* Data excerpt:
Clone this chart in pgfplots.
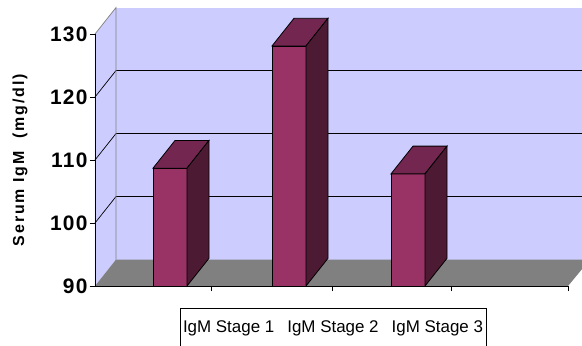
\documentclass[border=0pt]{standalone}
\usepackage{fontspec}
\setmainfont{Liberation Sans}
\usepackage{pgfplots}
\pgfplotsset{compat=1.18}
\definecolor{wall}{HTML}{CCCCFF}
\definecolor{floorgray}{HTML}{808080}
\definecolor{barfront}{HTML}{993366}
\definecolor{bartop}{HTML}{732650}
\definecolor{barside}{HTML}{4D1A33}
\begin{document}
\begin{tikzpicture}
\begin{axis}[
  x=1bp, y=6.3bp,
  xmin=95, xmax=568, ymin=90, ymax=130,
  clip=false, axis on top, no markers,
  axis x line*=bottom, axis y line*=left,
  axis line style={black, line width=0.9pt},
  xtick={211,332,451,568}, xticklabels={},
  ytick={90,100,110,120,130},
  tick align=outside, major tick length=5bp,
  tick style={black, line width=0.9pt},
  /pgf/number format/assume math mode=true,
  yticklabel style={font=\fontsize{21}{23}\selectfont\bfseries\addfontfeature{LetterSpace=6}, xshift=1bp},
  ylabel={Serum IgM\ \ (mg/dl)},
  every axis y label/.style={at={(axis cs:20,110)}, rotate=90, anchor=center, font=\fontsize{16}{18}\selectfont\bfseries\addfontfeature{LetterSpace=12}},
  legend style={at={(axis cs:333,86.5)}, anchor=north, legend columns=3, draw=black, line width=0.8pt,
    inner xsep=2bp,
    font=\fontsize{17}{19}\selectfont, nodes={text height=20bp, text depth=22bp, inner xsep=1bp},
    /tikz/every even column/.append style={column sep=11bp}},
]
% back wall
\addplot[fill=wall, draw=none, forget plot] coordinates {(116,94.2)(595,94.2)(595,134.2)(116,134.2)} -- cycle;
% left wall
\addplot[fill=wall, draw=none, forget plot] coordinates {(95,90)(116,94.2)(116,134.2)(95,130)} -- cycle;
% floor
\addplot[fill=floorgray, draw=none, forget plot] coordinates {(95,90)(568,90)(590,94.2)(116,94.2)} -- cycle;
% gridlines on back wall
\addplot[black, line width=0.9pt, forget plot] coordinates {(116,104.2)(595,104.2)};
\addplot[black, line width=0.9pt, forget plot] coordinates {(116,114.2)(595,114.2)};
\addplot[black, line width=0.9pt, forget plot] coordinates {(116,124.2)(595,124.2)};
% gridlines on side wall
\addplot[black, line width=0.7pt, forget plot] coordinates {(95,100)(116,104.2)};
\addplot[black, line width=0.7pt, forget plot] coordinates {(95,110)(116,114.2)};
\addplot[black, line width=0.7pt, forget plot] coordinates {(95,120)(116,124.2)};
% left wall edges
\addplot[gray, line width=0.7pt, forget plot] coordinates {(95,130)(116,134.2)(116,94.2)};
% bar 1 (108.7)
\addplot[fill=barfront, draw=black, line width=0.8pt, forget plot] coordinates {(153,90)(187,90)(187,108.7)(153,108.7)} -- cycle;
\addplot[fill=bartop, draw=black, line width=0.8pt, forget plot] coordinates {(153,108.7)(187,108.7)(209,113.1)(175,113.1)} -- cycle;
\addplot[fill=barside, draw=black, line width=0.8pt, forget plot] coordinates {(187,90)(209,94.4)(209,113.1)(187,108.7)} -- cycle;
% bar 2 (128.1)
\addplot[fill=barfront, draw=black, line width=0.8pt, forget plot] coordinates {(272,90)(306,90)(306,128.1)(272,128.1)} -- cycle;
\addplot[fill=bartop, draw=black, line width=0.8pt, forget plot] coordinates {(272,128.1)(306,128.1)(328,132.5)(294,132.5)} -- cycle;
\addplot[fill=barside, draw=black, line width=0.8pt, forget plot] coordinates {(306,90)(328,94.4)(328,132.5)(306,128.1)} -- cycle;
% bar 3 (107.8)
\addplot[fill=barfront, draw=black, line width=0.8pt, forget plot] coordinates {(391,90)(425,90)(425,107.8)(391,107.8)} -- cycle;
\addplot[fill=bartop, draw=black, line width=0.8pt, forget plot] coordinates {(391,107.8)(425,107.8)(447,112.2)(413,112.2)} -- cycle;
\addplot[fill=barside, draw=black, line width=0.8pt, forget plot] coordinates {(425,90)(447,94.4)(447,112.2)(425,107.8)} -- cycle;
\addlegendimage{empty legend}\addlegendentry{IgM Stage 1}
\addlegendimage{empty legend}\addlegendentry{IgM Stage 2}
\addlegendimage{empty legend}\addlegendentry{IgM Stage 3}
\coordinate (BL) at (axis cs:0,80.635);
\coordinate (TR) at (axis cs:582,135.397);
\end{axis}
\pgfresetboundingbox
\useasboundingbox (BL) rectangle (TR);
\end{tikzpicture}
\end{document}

* Problem to solve:
Copy all the data exactly as written, but skip any picture.

* Expected output:
Clone this chart in pgfplots.
\documentclass[border=0pt]{standalone}
\usepackage{fontspec}
\setmainfont{Liberation Sans}
\usepackage{pgfplots}
\pgfplotsset{compat=1.18}
\definecolor{wall}{HTML}{CCCCFF}
\definecolor{floorgray}{HTML}{808080}
\definecolor{barfront}{HTML}{993366}
\definecolor{bartop}{HTML}{732650}
\definecolor{barside}{HTML}{4D1A33}
\begin{document}
\begin{tikzpicture}
\begin{axis}[
  x=1bp, y=6.3bp,
  xmin=95, xmax=568, ymin=90, ymax=130,
  clip=false, axis on top, no markers,
  axis x line*=bottom, axis y line*=left,
  axis line style={black, line width=0.9pt},
  xtick={211,332,451,568}, xticklabels={},
  ytick={90,100,110,120,130},
  tick align=outside, major tick length=5bp,
  tick style={black, line width=0.9pt},
  /pgf/number format/assume math mode=true,
  yticklabel style={font=\fontsize{21}{23}\selectfont\bfseries\addfontfeature{LetterSpace=6}, xshift=1bp},
  ylabel={Serum IgM\ \ (mg/dl)},
  every axis y label/.style={at={(axis cs:20,110)}, rotate=90, anchor=center, font=\fontsize{16}{18}\selectfont\bfseries\addfontfeature{LetterSpace=12}},
  legend style={at={(axis cs:333,86.5)}, anchor=north, legend columns=3, draw=black, line width=0.8pt,
    inner xsep=2bp,
    font=\fontsize{17}{19}\selectfont, nodes={text height=20bp, text depth=22bp, inner xsep=1bp},
    /tikz/every even column/.append style={column sep=11bp}},
]
% back wall
\addplot[fill=wall, draw=none, forget plot] coordinates {(116,94.2)(595,94.2)(595,134.2)(116,134.2)} -- cycle;
% left wall
\addplot[fill=wall, draw=none, forget plot] coordinates {(95,90)(116,94.2)(116,134.2)(95,130)} -- cycle;
% floor
\addplot[fill=floorgray, draw=none, forget plot] coordinates {(95,90)(568,90)(590,94.2)(116,94.2)} -- cycle;
% gridlines on back wall
\addplot[black, line width=0.9pt, forget plot] coordinates {(116,104.2)(595,104.2)};
\addplot[black, line width=0.9pt, forget plot] coordinates {(116,114.2)(595,114.2)};
\addplot[black, line width=0.9pt, forget plot] coordinates {(116,124.2)(595,124.2)};
% gridlines on side wall
\addplot[black, line width=0.7pt, forget plot] coordinates {(95,100)(116,104.2)};
\addplot[black, line width=0.7pt, forget plot] coordinates {(95,110)(116,114.2)};
\addplot[black, line width=0.7pt, forget plot] coordinates {(95,120)(116,124.2)};
% left wall edges
\addplot[gray, line width=0.7pt, forget plot] coordinates {(95,130)(116,134.2)(116,94.2)};
% bar 1 (108.7)
\addplot[fill=barfront, draw=black, line width=0.8pt, forget plot] coordinates {(153,90)(187,90)(187,108.7)(153,108.7)} -- cycle;
\addplot[fill=bartop, draw=black, line width=0.8pt, forget plot] coordinates {(153,108.7)(187,108.7)(209,113.1)(175,113.1)} -- cycle;
\addplot[fill=barside, draw=black, line width=0.8pt, forget plot] coordinates {(187,90)(209,94.4)(209,113.1)(187,108.7)} -- cycle;
% bar 2 (128.1)
\addplot[fill=barfront, draw=black, line width=0.8pt, forget plot] coordinates {(272,90)(306,90)(306,128.1)(272,128.1)} -- cycle;
\addplot[fill=bartop, draw=black, line width=0.8pt, forget plot] coordinates {(272,128.1)(306,128.1)(328,132.5)(294,132.5)} -- cycle;
\addplot[fill=barside, draw=black, line width=0.8pt, forget plot] coordinates {(306,90)(328,94.4)(328,132.5)(306,128.1)} -- cycle;
% bar 3 (107.8)
\addplot[fill=barfront, draw=black, line width=0.8pt, forget plot] coordinates {(391,90)(425,90)(425,107.8)(391,107.8)} -- cycle;
\addplot[fill=bartop, draw=black, line width=0.8pt, forget plot] coordinates {(391,107.8)(425,107.8)(447,112.2)(413,112.2)} -- cycle;
\addplot[fill=barside, draw=black, line width=0.8pt, forget plot] coordinates {(425,90)(447,94.4)(447,112.2)(425,107.8)} -- cycle;
\addlegendimage{empty legend}\addlegendentry{IgM Stage 1}
\addlegendimage{empty legend}\addlegendentry{IgM Stage 2}
\addlegendimage{empty legend}\addlegendentry{IgM Stage 3}
\coordinate (BL) at (axis cs:0,80.635);
\coordinate (TR) at (axis cs:582,135.397);
\end{axis}
\pgfresetboundingbox
\useasboundingbox (BL) rectangle (TR);
\end{tikzpicture}
\end{document}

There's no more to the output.